When it came to food, the hearts of various animals were de rigeur while the Lucky Star fish cakes “made from a recipe from a 70 year old ousie in my kitchen” served in a tin can, were a future classic. The décor was Rocky Street Yeoville circa 1970 with Andy Warhol’s silkscreen of Chairman Mao with a slash of scarlet lipstick confirming the arrival of the yellow peril in the Platteland.
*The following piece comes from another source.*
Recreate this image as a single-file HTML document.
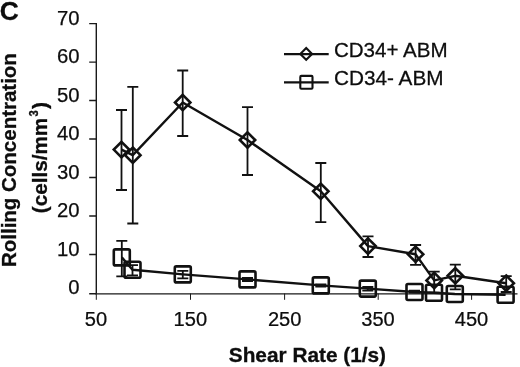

A Chinese theme that saw them match dim sum with local ingredients to Swartland wines at CROK (Cultural Revolution on Kasteel) in the old Dutch Reformed church hall in Hoofstraat on the Sunday before China’s national day, 1 October.

Dishes such as wild boar terrine with crab apple and mint sauce paired with the Annexkloof SMG 2010 Mediterranean blend (♥♥♥♥♥ in the blind tasted Neil Pendock’s Winelands Guide 2013) confirmed it is not necessary to pay Franschhoek prices to enjoy a spicy Swartland red, as this one costs all of R55. Dutch importer Fons Aaldering, who supplies exotic ingredients to 2600 Asian restaurants in the Netherlands, was so impressed, he signed up M-K to prepare dim sum for twenty Chinese restaurant owners coming to the Winelands later in the month.